*GOAL:* What are the lines from the one with "Give me the Altair source for this chart." through the one with "0.912, 0.838, 0.916]", inclusive? Output them exactly, and leave out the pictures.

*RECORDS FOR THE EXERCISE:*
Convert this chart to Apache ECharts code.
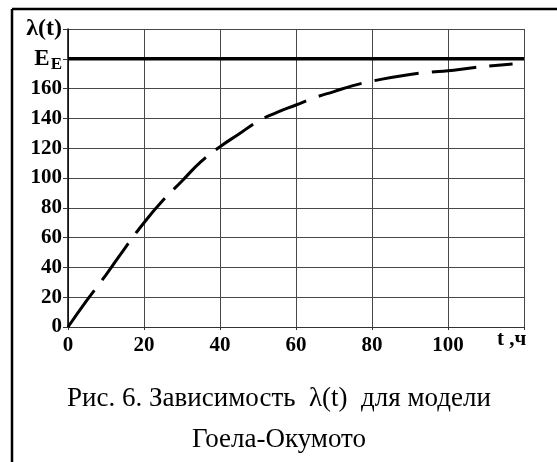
<!DOCTYPE html>
<html>
<head>
<meta charset="utf-8">
<script src="https://cdn.jsdelivr.net/npm/echarts@6/dist/echarts.min.js"></script>
<style>
html,body{margin:0;padding:0;background:#fff;}
#chart{width:557px;height:462px;}
</style>
</head>
<body>
<div id="chart"></div>
<script>
// Data
var tHours = [0, 5, 10, 15, 20, 25, 30, 35, 40, 45, 50, 55, 60, 65, 70, 75, 80, 85, 90, 95, 100, 105, 110, 117];
var lambdaValues = [0, 18, 35, 53, 70, 85, 98, 111, 121, 129.5, 138, 144, 149, 154, 158, 162, 165, 167.5, 169.5, 171, 172, 173.5, 175, 176.5];
var limitValue = 180;          // E_E level
var limitSpan = [0, 120];      // drawn across the full x range
var xTickLabels = ['0', '20', '40', '60', '80', '100'];
var yTickLabels = ['0', '20', '40', '60', '80', '100', '120', '140', '160'];
var xAxisName = 't ,ч';
var captionLine1 = 'Рис. 6. Зависимость  λ(t)  для модели';
var captionLine2 = 'Гоела-Окумото';

var curve = tHours.map(function (t, i) { return [t, lambdaValues[i]]; });
var limitLine = limitSpan.map(function (t) { return [t, limitValue]; });

var chart = echarts.init(document.getElementById('chart'), null, {renderer: 'canvas'});
var serif = '"Liberation Serif", "Times New Roman", serif';

chart.setOption({
  backgroundColor: '#fff',
  animation: false,
  grid: {left: 68, right: 33, top: 29, bottom: 135, show: false},
  xAxis: {
    type: 'value', min: 0, max: 120, interval: 20,
    name: xAxisName, nameLocation: 'end', nameGap: -27,
    nameTextStyle: {fontFamily: serif, fontWeight: 'bold', fontSize: 21, color: '#000',
      align: 'left', verticalAlign: 'top', padding: [2, 0, 0, 0]},
    axisLine: {show: true, lineStyle: {color: '#333', width: 1}},
    axisTick: {show: true, length: 3, inside: false, lineStyle: {color: '#333'}},
    splitLine: {show: true, lineStyle: {color: '#484848', width: 1}},
    axisLabel: {
      margin: 8, fontFamily: serif, fontWeight: 'bold', fontSize: 21, color: '#000',
      formatter: function (v) { var s = String(v); return xTickLabels.indexOf(s) >= 0 ? s : ''; }
    }
  },
  yAxis: {
    type: 'value', min: 0, max: 200, interval: 20,
    axisLine: {show: true, lineStyle: {color: '#000', width: 1.5}},
    axisTick: {show: true, length: 5, lineStyle: {color: '#333'}},
    splitLine: {show: true, lineStyle: {color: '#484848', width: 1}},
    axisLabel: {
      margin: 6, fontFamily: serif, fontWeight: 'bold', fontSize: 21, color: '#000',
      formatter: function (v) {
        var s = String(v);
        if (v === 200) return '{l|λ(t)}';
        if (v === limitValue) return '{e|E}{s|E}';
        return yTickLabels.indexOf(s) >= 0 ? s : '';
      },
      rich: {
        l: {fontFamily: serif, fontWeight: 'bold', fontSize: 24, color: '#000'},
        e: {fontFamily: serif, fontWeight: 'bold', fontSize: 23, color: '#000'},
        s: {fontFamily: serif, fontWeight: 'bold', fontSize: 17, color: '#000', padding: [12, 0, 0, 1]}
      }
    }
  },
  series: [
    {
      type: 'line', data: limitLine, showSymbol: false, silent: true,
      lineStyle: {color: '#000', width: 3.5, type: 'solid'}
    },
    {
      type: 'line', data: curve, smooth: true, showSymbol: false, silent: true,
      lineStyle: {color: '#000', width: 3, type: [45, 13]}
    }
  ],
  graphic: [
    {type: 'line', shape: {x1: 12, y1: 9, x2: 557, y2: 9}, style: {stroke: '#000', lineWidth: 2.5}},
    {type: 'line', shape: {x1: 12, y1: 9, x2: 12, y2: 462}, style: {stroke: '#000', lineWidth: 2.5}},
    {type: 'text', x: 279, y: 399, style: {text: captionLine1, font: '27px "Liberation Serif", serif', fill: '#000', align: 'center', verticalAlign: 'middle'}},
    {type: 'text', x: 279, y: 440, style: {text: captionLine2, font: '27px "Liberation Serif", serif', fill: '#000', align: 'center', verticalAlign: 'middle'}}
  ]
});
</script>
</body>
</html>
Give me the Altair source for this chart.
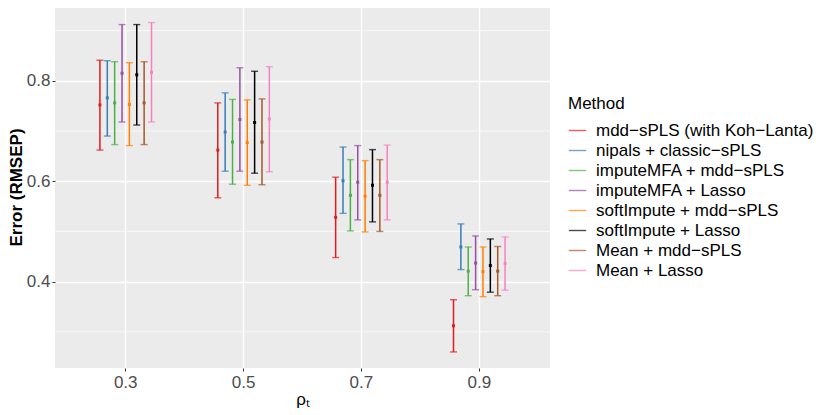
import altair as alt
import pandas as pd

rho_levels = ["0.3", "0.5", "0.7", "0.9"]
methods = [
    "mdd−sPLS (with Koh−Lanta)",
    "nipals + classic−sPLS",
    "imputeMFA + mdd−sPLS",
    "imputeMFA + Lasso",
    "softImpute + mdd−sPLS",
    "softImpute + Lasso",
    "Mean + mdd−sPLS",
    "Mean + Lasso",
]
colors = ["#E41A1C", "#377EB8", "#4DAF4A", "#984EA3", "#FF7F00", "#000000", "#A65628", "#F781BF"]

# values per rho level, in method order
mean_03 = [0.752, 0.766, 0.756, 0.815, 0.753, 0.812, 0.756, 0.817]
low_03 = [0.662, 0.690, 0.673, 0.718, 0.671, 0.712, 0.673, 0.718]
high_03 = [0.841, 0.840, 0.838, 0.912, 0.836, 0.912, 0.838, 0.916]

mean_05 = [0.662, 0.698, 0.678, 0.723, 0.677, 0.717, 0.678, 0.724]
low_05 = [0.567, 0.620, 0.594, 0.620, 0.592, 0.616, 0.593, 0.619]
high_05 = [0.756, 0.776, 0.763, 0.826, 0.762, 0.819, 0.764, 0.828]

mean_07 = [0.528, 0.601, 0.572, 0.598, 0.570, 0.592, 0.572, 0.598]
low_07 = [0.448, 0.536, 0.501, 0.523, 0.499, 0.519, 0.500, 0.523]
high_07 = [0.608, 0.668, 0.643, 0.671, 0.641, 0.663, 0.643, 0.672]

mean_09 = [0.312, 0.469, 0.421, 0.437, 0.420, 0.432, 0.421, 0.436]
low_09 = [0.260, 0.424, 0.372, 0.384, 0.370, 0.379, 0.372, 0.383]
high_09 = [0.364, 0.515, 0.469, 0.491, 0.469, 0.485, 0.470, 0.489]

major_ticks = [0.4, 0.6, 0.8]
minor_ticks = [0.3, 0.5, 0.7, 0.9]
y_domain = [0.228, 0.949]

rows = []
for rho, mvals, lvals, hvals in zip(
    rho_levels,
    [mean_03, mean_05, mean_07, mean_09],
    [low_03, low_05, low_07, low_09],
    [high_03, high_05, high_07, high_09],
):
    for m, mv, lv, hv in zip(methods, mvals, lvals, hvals):
        rows.append({"rho": rho, "Method": m, "mean": mv, "low": lv, "high": hv})
df = pd.DataFrame(rows)
minor_df = pd.DataFrame({"v": minor_ticks})

FONT = "Liberation Sans"
PLOT_W = 495
PLOT_H = 362
STEP = PLOT_W / 4.2  # band step of the x scale (outer padding 0.1 each side)

yscale = alt.Scale(domain=y_domain, nice=False, zero=False)
xscale = alt.Scale(domain=rho_levels, paddingInner=0, paddingOuter=0.1)
# dodge width = half of a band, centred in the band
offscale = alt.Scale(domain=methods, paddingInner=0, paddingOuter=0,
                     range=[STEP * 0.25, STEP * 0.75])
cscale = alt.Scale(domain=methods, range=colors)

x_enc = alt.X(
    "rho:N",
    scale=xscale,
    sort=rho_levels,
    axis=alt.Axis(
        title="ρₜ",
        labelAngle=0,
        bandPosition=0.5,
        grid=True,
        gridColor="white",
        gridWidth=1.4,
        domain=False,
        tickSize=3,
        tickColor="#333333",
        labelFontSize=17,
        labelColor="#4D4D4D",
        labelPadding=3,
        titleFontSize=17,
        titleFontWeight="normal",
        titleColor="black",
        titlePadding=1,
    ),
)
xoff = alt.XOffset("Method:N", scale=offscale, sort=methods)
color = alt.Color(
    "Method:N",
    scale=cscale,
    sort=methods,
    legend=alt.Legend(
        title="Method",
        orient="none",
        legendX=513,
        legendY=90,
        symbolType="stroke",
        symbolSize=300,
        symbolStrokeWidth=1.4,
        labelFontSize=17,
        labelLimit=0,
        titleFontSize=17,
        titleFontWeight="normal",
        titleColor="black",
        labelColor="black",
        rowPadding=2,
        titlePadding=8,
        labelOffset=9,
        padding=0,
    ),
)

minor = alt.Chart(minor_df).mark_rule(color="white", strokeWidth=0.7).encode(
    y=alt.Y("v:Q", scale=yscale)
)

base = alt.Chart(df).encode(x=x_enc, xOffset=xoff, color=color)

bars = base.mark_rule(strokeWidth=1.5).encode(
    y=alt.Y(
        "low:Q",
        scale=yscale,
        axis=alt.Axis(
            title="Error (RMSEP)",
            values=major_ticks,
            format=".1f",
            grid=True,
            gridColor="white",
            gridWidth=1.4,
            domain=False,
            tickSize=3,
            tickColor="#333333",
            labelFontSize=17,
            labelColor="#4D4D4D",
            labelPadding=2,
            titleFontSize=17,
            titleFontWeight="bold",
            titleColor="black",
            titlePadding=1,
        ),
    ),
    y2="high:Q",
)
cap_lo = base.mark_tick(size=7, thickness=1.4).encode(y=alt.Y("low:Q", scale=yscale))
cap_hi = base.mark_tick(size=7, thickness=1.4).encode(y=alt.Y("high:Q", scale=yscale))
pts = base.mark_point(filled=True, shape="square", size=9, opacity=1).encode(
    y=alt.Y("mean:Q", scale=yscale)
)

chart = (
    alt.layer(minor, bars, cap_lo, cap_hi, pts)
    .properties(
        width=PLOT_W,
        height=PLOT_H,
        autosize=alt.AutoSizeParams(type="none"),
        padding={"left": 47, "top": -2, "right": 270, "bottom": 47},
    )
    .configure(font=FONT)
    .configure_view(fill="#EBEBEB", stroke=None)
)

chart.save("out.html", embed_options={"renderer": "svg", "actions": False})
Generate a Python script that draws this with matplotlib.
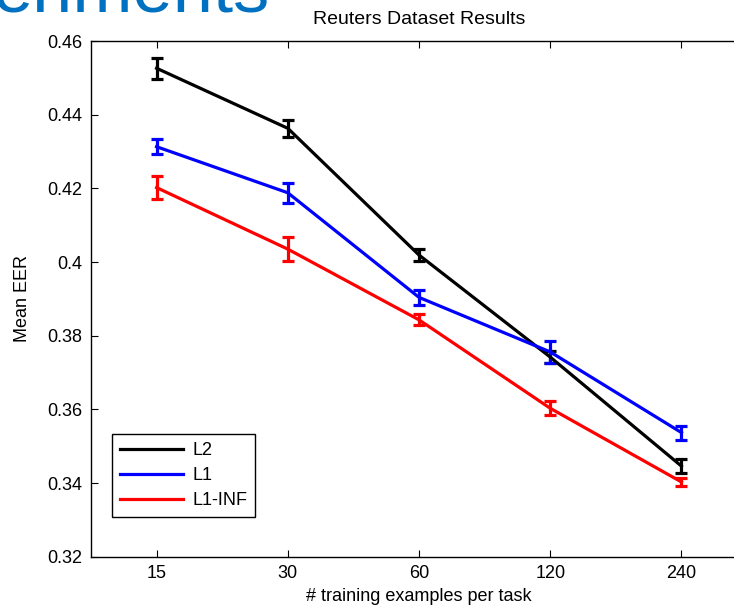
import matplotlib
matplotlib.use("Agg")
import matplotlib.pyplot as plt
from matplotlib.lines import Line2D

plt.rcParams['font.family'] = ['Liberation Sans', 'DejaVu Sans']

x_labels = ['15', '30', '60', '120', '240']
l2 = [0.4526, 0.4363, 0.4019, 0.3742, 0.3446]
l2_err = [0.0028, 0.0023, 0.0017, 0.0017, 0.0019]
l1 = [0.4313, 0.4188, 0.3904, 0.3756, 0.3537]
l1_err = [0.0021, 0.0027, 0.0020, 0.0030, 0.0019]
linf = [0.4202, 0.4035, 0.3843, 0.3603, 0.3403]
linf_err = [0.0031, 0.0033, 0.0015, 0.0019, 0.0010]

W, H = 734, 610
FS = 13
fig = plt.figure(figsize=(W/100, H/100), dpi=100)
ax = fig.add_axes([91/W, (H-556.7)/H, 656/W, 515.7/H])

xs = list(range(1, len(x_labels)+1))
series = [(l2, l2_err, 'black', 'L2'), (l1, l1_err, 'blue', 'L1'), (linf, linf_err, 'red', 'L1-INF')]
handles = []
for y, e, c, lab in series:
    ax.errorbar(xs, y, yerr=e, color=c, lw=2.3, capsize=4.6, capthick=2.3, elinewidth=2.3)
    handles.append(Line2D([], [], color=c, lw=2.3, label=lab))

ax.set_xlim(0.5, 5.5)
ax.set_ylim(0.32, 0.46)
ax.set_xticks(xs)
ax.set_xticklabels(x_labels)
ax.set_yticks([0.32, 0.34, 0.36, 0.38, 0.40, 0.42, 0.44, 0.46])
ax.set_yticklabels(['0.32', '0.34', '0.36', '0.38', '0.4', '0.42', '0.44', '0.46'])
ax.tick_params(direction='in', length=5, width=0.8, labelsize=FS, top=True, right=True, pad=6)
for s in ax.spines.values():
    s.set_linewidth(1.0)

ax.set_title('Reuters Dataset Results', fontsize=14, pad=12)
ax.set_xlabel('# training examples per task', fontsize=FS, labelpad=4)
ax.set_ylabel('Mean EER', fontsize=FS, labelpad=12)

leg = ax.legend(handles=handles, loc='lower left', bbox_to_anchor=(111.7/W, (H-517.3)/H),
                bbox_transform=fig.transFigure, fancybox=False, edgecolor='black', fontsize=FS,
                handlelength=3.5, labelspacing=0.45, borderaxespad=0, framealpha=1,
                borderpad=0.45, handletextpad=0.5)
leg.get_frame().set_linewidth(1.0)

fig.text(270/W, (H-11)/H, 'eriments', color='#0070C0', fontsize=52, ha='right', va='baseline')

fig.savefig('out.png', dpi=100)
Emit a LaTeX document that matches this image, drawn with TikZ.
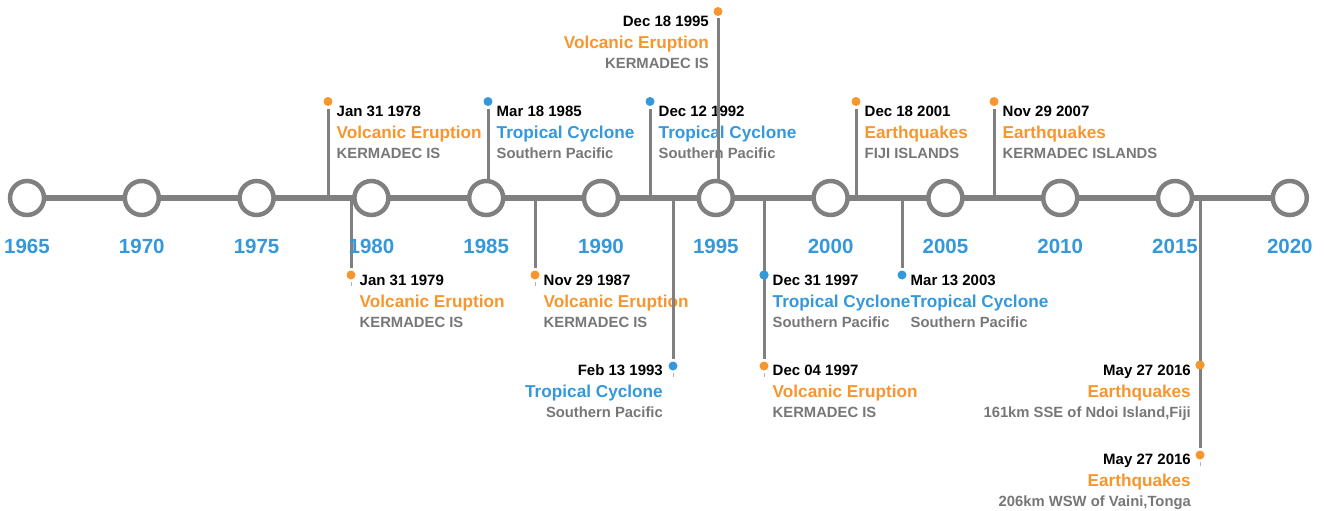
\documentclass[tikz,border=0pt]{standalone}
\usepackage{fontspec}
\setmainfont{Liberation Sans}
\usetikzlibrary{calc}
\definecolor{evorange}{RGB}{247,150,46}
\definecolor{evblue}{RGB}{52,152,219}
\definecolor{linegray}{RGB}{128,128,128}
\definecolor{subgray}{RGB}{119,119,119}
\tikzset{
  axisline/.style={line width=6pt, draw=linegray},
  yearring/.style={circle, draw=linegray, line width=4.5pt, fill=white, minimum size=34pt, inner sep=0pt},
  yearlabel/.style={font=\bfseries\fontsize{20.5}{20.5}\selectfont, text=evblue, anchor=base, inner sep=0pt},
  stemline/.style={line width=3pt, draw=linegray, shorten >=7pt},
  ticka/.style={line width=1pt, draw=linegray!60},
  evdot/.style={circle, minimum size=9pt, inner sep=0pt, draw=none},
  datetext/.style={font=\bfseries\fontsize{15}{15}\selectfont, text=black, inner sep=0pt},
  titletext/.style={font=\bfseries\fontsize{17.2}{17.2}\selectfont, inner sep=0pt},
  subtext/.style={font=\bfseries\fontsize{14.8}{14.8}\selectfont, text=subgray, inner sep=0pt},
}
% #1 dot name, #2 anchor side, #3 x offset, #4 date baseline offset, #5 colour, #6 date, #7 title, #8 subtitle
\newcommand{\evlabel}[8]{%
  \node[datetext,anchor=base #2] (#1-date) at ($(#1)+(#3,#4)$) {#6};
  \node[titletext,text=#5,anchor=base #2] (#1-title) at ($(#1)+(#3,#4+22)$) {#7};
  \node[subtext,anchor=base #2] (#1-sub) at ($(#1)+(#3,#4+42)$) {#8};
}
\begin{document}
\begin{tikzpicture}[x=1pt,y=-1pt]
\useasboundingbox (0,0) rectangle (1325,511);
% axis end points
\coordinate (axL) at (27,198);
\coordinate (axR) at (1290,198);
% dots (positions)
\node[evdot,fill=evorange] (e1) at (328,101.5) {};
\node[evdot,fill=evblue]   (e2) at (488,101.5) {};
\node[evdot,fill=evblue]   (e3) at (650,101.5) {};
\node[evdot,fill=evorange] (e4) at (718,11.5) {};
\node[evdot,fill=evorange] (e5) at (856,101.5) {};
\node[evdot,fill=evorange] (e6) at (994,101.5) {};
\node[evdot,fill=evorange] (e7) at (351,275) {};
\node[evdot,fill=evorange] (e8) at (535,275) {};
\node[evdot,fill=evblue]   (e9) at (673,366) {};
\node[evdot,fill=evblue]   (e10) at (764,275) {};
\node[evdot,fill=evorange] (e11) at (764,366) {};
\node[evdot,fill=evblue]   (e12) at (902,275) {};
\node[evdot,fill=evorange] (e13) at (1200,365) {};
\node[evdot,fill=evorange] (e14) at (1200,455) {};
% texts
\evlabel{e1}{west}{8.5}{15}{evorange}{Jan 31 1978}{Volcanic Eruption}{KERMADEC IS}
\evlabel{e2}{west}{8.5}{15}{evblue}{Mar 18 1985}{Tropical Cyclone}{Southern Pacific}
\evlabel{e3}{west}{8.5}{15}{evblue}{Dec 12 1992}{Tropical Cyclone}{Southern Pacific}
\evlabel{e4}{east}{-9}{15}{evorange}{Dec 18 1995}{Volcanic Eruption}{KERMADEC IS}
\evlabel{e5}{west}{8.5}{15}{evorange}{Dec 18 2001}{Earthquakes}{FIJI ISLANDS}
\evlabel{e6}{west}{8.5}{15}{evorange}{Nov 29 2007}{Earthquakes}{KERMADEC ISLANDS}
\evlabel{e7}{west}{8.5}{10}{evorange}{Jan 31 1979}{Volcanic Eruption}{KERMADEC IS}
\evlabel{e8}{west}{8.5}{10}{evorange}{Nov 29 1987}{Volcanic Eruption}{KERMADEC IS}
\evlabel{e9}{east}{-10}{9}{evblue}{Feb 13 1993}{Tropical Cyclone}{Southern Pacific}
\evlabel{e10}{west}{8.5}{10}{evblue}{Dec 31 1997}{Tropical Cyclone}{Southern Pacific}
\evlabel{e11}{west}{8.5}{9}{evorange}{Dec 04 1997}{Volcanic Eruption}{KERMADEC IS}
\evlabel{e12}{west}{8.5}{10}{evblue}{Mar 13 2003}{Tropical Cyclone}{Southern Pacific}
\evlabel{e13}{east}{-9}{10}{evorange}{May 27 2016}{Earthquakes}{161km SSE of Ndoi Island,Fiji}
\evlabel{e14}{east}{-9}{9}{evorange}{May 27 2016}{Earthquakes}{206km WSW of Vaini,Tonga}
% stems
\coordinate (s1) at (328,198);
\coordinate (s2) at (488,198);
\coordinate (s3) at (650,198);
\coordinate (s4) at (718,198);
\coordinate (s5) at (856,198);
\coordinate (s6) at (994,198);
\coordinate (s7) at (351,198);
\coordinate (s8) at (535,198);
\coordinate (s9) at (673,198);
\coordinate (s11) at (764,198);
\coordinate (s12) at (902,198);
\coordinate (s14) at (1200,198);
\foreach \i in {1,2,3,4,5,6,7,8,9,11,12,14} {
  \draw[stemline] (s\i) -- (e\i.center);
}
% small ticks under the lowest dots
\foreach \i in {7,8,9,11,14} {
  \draw[ticka] ([yshift=-2pt]e\i.south) -- ++(0,4);
}
% axis
\draw[axisline] (axL) -- (axR);
% year rings and labels
\foreach \yr [count=\k from 0] in {1965,1970,1975,1980,1985,1990,1995,2000,2005,2010,2015,2020} {
  \node[yearring] (y\yr) at ({27+114.8*\k},198) {};
  \node[yearlabel] (l\yr) at ({27+114.8*\k},253) {\yr};
}
% dots lying on a passing stem, redrawn on top
\node[evdot,fill=evblue] (e10top) at (e10.center) {};
\node[evdot,fill=evorange] (e13top) at (e13.center) {};
\end{tikzpicture}
\end{document}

*EXERCISE OUTPUT:*
Give me the Altair source for this chart.
import altair as alt
import pandas as pd

rho_levels = ["0.3", "0.5", "0.7", "0.9"]
methods = [
    "mdd−sPLS (with Koh−Lanta)",
    "nipals + classic−sPLS",
    "imputeMFA + mdd−sPLS",
    "imputeMFA + Lasso",
    "softImpute + mdd−sPLS",
    "softImpute + Lasso",
    "Mean + mdd−sPLS",
    "Mean + Lasso",
]
colors = ["#E41A1C", "#377EB8", "#4DAF4A", "#984EA3", "#FF7F00", "#000000", "#A65628", "#F781BF"]

# values per rho level, in method order
mean_03 = [0.752, 0.766, 0.756, 0.815, 0.753, 0.812, 0.756, 0.817]
low_03 = [0.662, 0.690, 0.673, 0.718, 0.671, 0.712, 0.673, 0.718]
high_03 = [0.841, 0.840, 0.838, 0.912, 0.836, 0.912, 0.838, 0.916]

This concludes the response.